This Note proposes a solution to the long-standing debate among federal courts scholars as to where to draw the limits of congressional power to strip appellate jurisdiction from the Supreme Court and to strip original jurisdiction from the lower federal courts. Although the Supreme Court has rarely addressed the possibility of limitations on congressional jurisdiction-stripping power, the few determinative cases to go before the Court reveal an acceptance of the orthodox view of plenary power. Proponents of the orthodox view maintain that state courts, bound to hear constitutional claims by their general jurisdictional grant and to enforce the Constitution by the Supremacy Clause, would suffice as arbiters of federal constitutional rights. In contrast, this Note argues that ratification of the Fourteenth Amendment—which, as the Supreme Court acknowledged in Fitzpatrick v. Bitzer, implicitly amended the Eleventh Amendment—similarly amended Article III, Section 1, and the Exceptions Clause, withdrawing Congress’s plenary jurisdiction-stripping power for claims brought to vindicate Fourteenth Amendment rights.

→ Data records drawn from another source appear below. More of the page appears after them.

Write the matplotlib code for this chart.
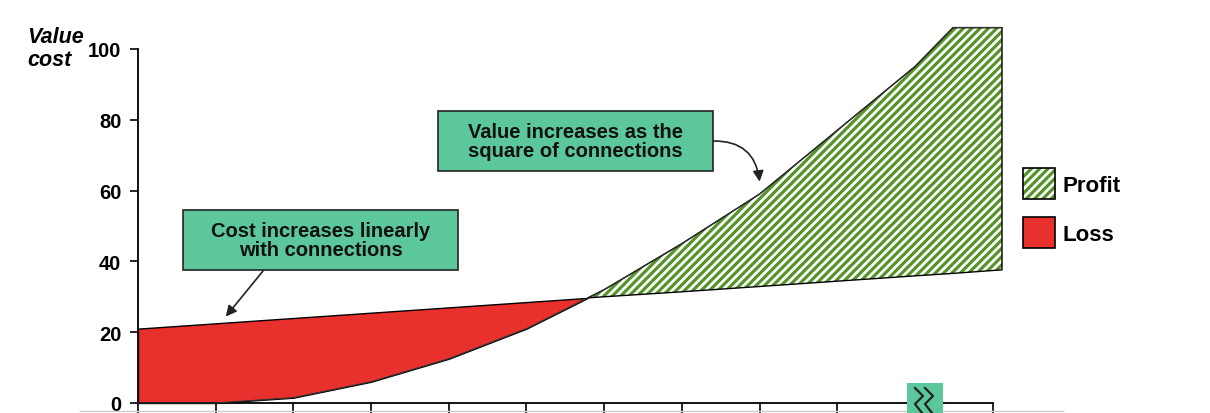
import matplotlib
matplotlib.use("Agg")
import matplotlib.pyplot as plt
import numpy as np
from matplotlib.patches import Rectangle, Patch
from matplotlib.legend_handler import HandlerBase
from matplotlib.lines import Line2D

plt.rcParams['font.family'] = ['Liberation Sans', 'DejaVu Sans']
plt.rcParams['hatch.linewidth'] = 2.3

# ---- data ----
connections = [0, 1, 2, 3, 4, 5, 6, 7, 8, 9, 10, 10.49, 11.12]
value = [0, 0, 1.5, 6, 12.5, 21, 32, 45, 59, 77, 95, 106, 106]
cost = [21, 22.5, 24, 25.5, 27, 28.5, 30, 31.4, 32.9, 34.4, 35.9, 36.6, 37.6]
x_ticks = list(range(0, 12))
y_ticks = [0, 20, 40, 60, 80, 100]
legend_labels = ["Profit", "Loss"]
note_cost = "Cost increases linearly\nwith connections"
note_value = "Value increases as the\nsquare of connections"
y_label = "Value\ncost"

RED = "#E8302D"
GREEN = "#55942A"
MINT = "#5BC79A"

W, H = 1210, 414
fig = plt.figure(figsize=(W / 100, H / 100), dpi=100)

# axes placement in pixels
x0_px, x1_px = 138, 1002
y0_px, ytop_px = 404, 28.6
ax = fig.add_axes([x0_px / W, (H - y0_px) / H, (x1_px - x0_px) / W, (y0_px - ytop_px) / H])
ax.set_xlim(0, connections[-1])
ax.set_ylim(0, 106)
ax.patch.set_alpha(0)

x = np.array(connections)
v = np.array(value)
c = np.array(cost)

# loss region
ax.fill_between(x, v, c, where=v <= c, interpolate=True, facecolor=RED,
                edgecolor='black', linewidth=1.0, clip_on=False, zorder=2)
# profit region (green hatch) + black outline
ax.fill_between(x, c, v, where=v >= c, interpolate=True, facecolor='white',
                edgecolor=GREEN, hatch='////', linewidth=0, clip_on=False, zorder=2)
ax.fill_between(x, c, v, where=v >= c, interpolate=True, facecolor='none',
                edgecolor='black', linewidth=1.0, clip_on=False, zorder=3)
ax.plot(x, v, color='#333333', lw=0.8, clip_on=False, zorder=3)

# spines / ticks
for s in ['top', 'right']:
    ax.spines[s].set_visible(False)
ax.spines['left'].set_bounds(0, 100)
ax.spines['bottom'].set_bounds(0, 11)
ax.spines['left'].set_linewidth(1.3)
ax.spines['bottom'].set_linewidth(1.3)
ax.set_xticks(x_ticks)
ax.set_xticklabels([])
ax.set_yticks(y_ticks)
ax.set_yticklabels([str(t) for t in y_ticks], fontsize=14.5, fontweight='bold')
ax.tick_params(axis='y', length=6, width=1.2, pad=6)
ax.tick_params(axis='x', length=7, width=1.2)

# y label
fig.text(27 / W, 1 - 27 / H, y_label, fontsize=15.5, fontweight='bold', style='italic',
         ha='left', va='top', linespacing=1.1)

# annotation boxes
def note(text, box_px, target, start_px, rad):
    bx0, by0, bx1, by1 = box_px
    fig.patches.append(Rectangle((bx0 / W, 1 - by1 / H), (bx1 - bx0) / W, (by1 - by0) / H,
                                 transform=fig.transFigure, facecolor=MINT,
                                 edgecolor='#222222', linewidth=1.2, zorder=5))
    fig.text((bx0 + bx1) / 2 / W, 1 - (by0 + by1) / 2 / H, text, fontsize=14.5,
             fontweight='bold', ha='center', va='center', linespacing=1.0,
             color='#111111', zorder=6)
    ax.annotate('', xy=target, xycoords='data',
                xytext=(start_px[0] / W, 1 - start_px[1] / H), textcoords='figure fraction',
                arrowprops=dict(arrowstyle='-|>', color='#222222', lw=1.2,
                                mutation_scale=16, shrinkA=0, shrinkB=0,
                                connectionstyle=f'arc3,rad={rad}'),
                annotation_clip=False, zorder=6)

note(note_cost, (183, 211, 458, 271), (1.13, 24.4), (263, 272), 0)
note(note_value, (438, 112, 713, 172), (8.0, 62.5), (713, 142), -0.45)

# axis break marker
bx_c = 925
fig.patches.append(Rectangle(((bx_c - 18) / W, 0), 36 / W, 30 / H, transform=fig.transFigure,
                             facecolor=MINT, edgecolor='none', zorder=7))
for off in (-5, 5):
    xs = np.array([-5, 3, -5, 2]) + bx_c + off
    ys = np.array([389, 397, 405, 414])
    fig.lines.append(Line2D(xs / W, 1 - ys / H, transform=fig.transFigure,
                            color='#222222', lw=1.6, zorder=8))

# faint bottom line
fig.lines.append(Line2D([80 / W, 1063 / W], [1 - 412 / H] * 2, transform=fig.transFigure,
                        color='#cccccc', lw=1, zorder=1))

# legend
class HatchHandler(HandlerBase):
    def create_artists(self, legend, orig, xd, yd, width, height, fontsize, trans):
        r1 = Rectangle((-xd, -yd), width, height, facecolor='white', edgecolor=GREEN,
                       hatch='////', linewidth=0, transform=trans)
        r2 = Rectangle((-xd, -yd), width, height, facecolor='none', edgecolor='black',
                       linewidth=1.2, transform=trans)
        return [r1, r2]

h_profit = Patch(facecolor='white', edgecolor=GREEN, hatch='////')
h_loss = Patch(facecolor=RED, edgecolor='black', linewidth=1.2)
leg = fig.legend([h_profit, h_loss], legend_labels, loc='upper left',
                 bbox_to_anchor=(1023 / W, 1 - 169 / H), frameon=False,
                 prop={'size': 16, 'weight': 'bold'}, handlelength=1.44,
                 handleheight=1.77, handletextpad=0.36, labelspacing=0.83,
                 borderpad=0, borderaxespad=0,
                 handler_map={h_profit: HatchHandler()})

fig.savefig("out.png", dpi=100)
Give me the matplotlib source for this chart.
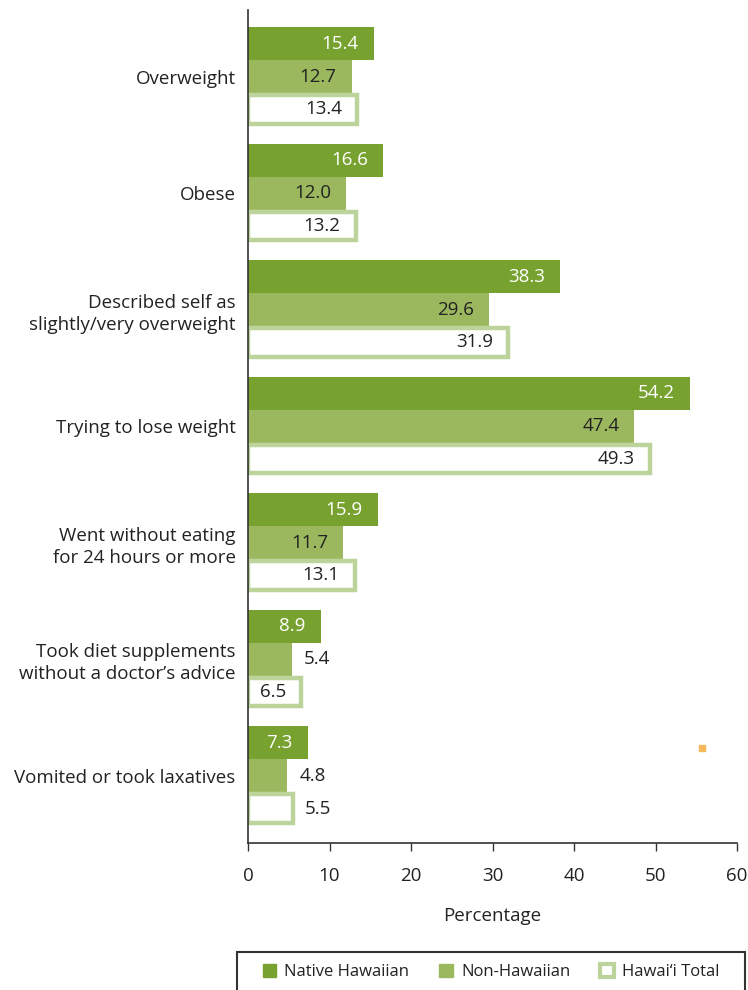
import matplotlib.pyplot as plt
from matplotlib.patches import Patch, Rectangle
from matplotlib.transforms import offset_copy

plt.rcParams['font.family'] = ['Open Sans', 'DejaVu Sans']

categories = ["Overweight", "Obese", "Described self as\nslightly/very overweight",
              "Trying to lose weight", "Went without eating\nfor 24 hours or more",
              "Took diet supplements\nwithout a doctor\u2019s advice", "Vomited or took laxatives"]
native = [15.4, 16.6, 38.3, 54.2, 15.9, 8.9, 7.3]
non_hawaiian = [12.7, 12.0, 29.6, 47.4, 11.7, 5.4, 4.8]
total = [13.4, 13.2, 31.9, 49.3, 13.1, 6.5, 5.5]
series_names = ["Native Hawaiian", "Non-Hawaiian", "Hawai\u2018i Total"]

C_NATIVE = "#78a22f"
C_NON = "#9cb85f"
C_TOTAL = "#bdd39c"
TXT = "#222222"
FS = 13.5

fig = plt.figure(figsize=(7.48, 9.90), dpi=100)
ax = fig.add_axes([0.3316, 0.1485, 0.6537, 0.8414])

h = 0.283
ys = list(range(len(categories)))

def label(ax, x, y, s, color, inside):
    if inside:
        tr = offset_copy(ax.transData, fig=fig, x=-15, y=0, units='dots')
        ax.text(x, y, s, transform=tr, ha='right', va='center', color=color, fontsize=FS)
    else:
        tr = offset_copy(ax.transData, fig=fig, x=12, y=0, units='dots')
        ax.text(x, y, s, transform=tr, ha='left', va='center', color=TXT, fontsize=FS)

for i in ys:
    y1, y2, y3 = i - h, i, i + h
    ax.barh(y1, native[i], height=h, color=C_NATIVE, zorder=2)
    ax.barh(y2, non_hawaiian[i], height=h, color=C_NON, zorder=2)
    ax.barh(y3, total[i], height=h - 0.035, color="white", edgecolor=C_TOTAL, linewidth=3.2, zorder=2)
    label(ax, native[i], y1, f"{native[i]:.1f}", "white", True)
    label(ax, non_hawaiian[i], y2, f"{non_hawaiian[i]:.1f}", TXT, non_hawaiian[i] > 6)
    label(ax, total[i], y3, f"{total[i]:.1f}", TXT, total[i] > 6)

ax.set_ylim(len(categories) - 1 + 0.579, -0.571)
ax.set_xlim(0, 60)
ax.set_yticks(ys)
ax.set_yticklabels(categories, fontsize=FS, color=TXT, ha='right', multialignment='right',
                   linespacing=1.3)
ax.tick_params(axis='y', length=0, pad=9)
ax.tick_params(axis='x', length=6, width=1, colors="#333333", labelsize=FS, pad=11, labelcolor=TXT)
ax.set_xticks(range(0, 61, 10))
ax.set_xlabel("Percentage", fontsize=FS, color=TXT, labelpad=16)
for s in ['top', 'right']:
    ax.spines[s].set_visible(False)
for s in ['left', 'bottom']:
    ax.spines[s].set_color("#333333")
    ax.spines[s].set_linewidth(1.2)

# legend box
fig.patches.append(Rectangle((237 / 748, -0.01), (745 - 237) / 748, (1 - 952 / 990) + 0.01,
                             transform=fig.transFigure, fill=False, edgecolor="#333333",
                             linewidth=1.5))
handles = [Patch(facecolor=C_NATIVE, edgecolor=C_NATIVE),
           Patch(facecolor=C_NON, edgecolor=C_NON),
           Patch(facecolor="white", edgecolor=C_TOTAL, linewidth=3)]
fig.legend(handles, series_names, loc='center', bbox_to_anchor=(491 / 748, 1 - 972 / 990),
           ncol=3, frameon=False, fontsize=12, handlelength=0.8, handleheight=0.8,
           handletextpad=0.5, columnspacing=1.8, labelcolor=TXT)

# small orange mark
fig.patches.append(Rectangle((699 / 748, 1 - 751 / 990), 6 / 748, 6 / 990,
                             transform=fig.transFigure, color="#f5b85a"))

fig.savefig("out.png", dpi=100)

Through an analysis of original intent behind the Fourteenth Amendment, this Note explores the undertheorized field of how amendments to the Constitution—an undoubtedly multigenerational text—alter the reach and meaning of the original document. The framers of the Fourteenth Amendment, an often forgotten second major framing generation, drafted and ratified the amendment just after our country emerged from its bloodiest domestic war, long after the establishment of an extensive system of federal courts and during a time of great suspicion of state forums. An examination of major Reconstruction Acts and their legislative history, alongside a textual analysis of the Fourteenth Amendment that incorporates pragmatic context, reveals clear intent that ratification of the Fourteenth Amendment would necessarily limit any plenary jurisdiction-stripping power vested in Congress at the Founding.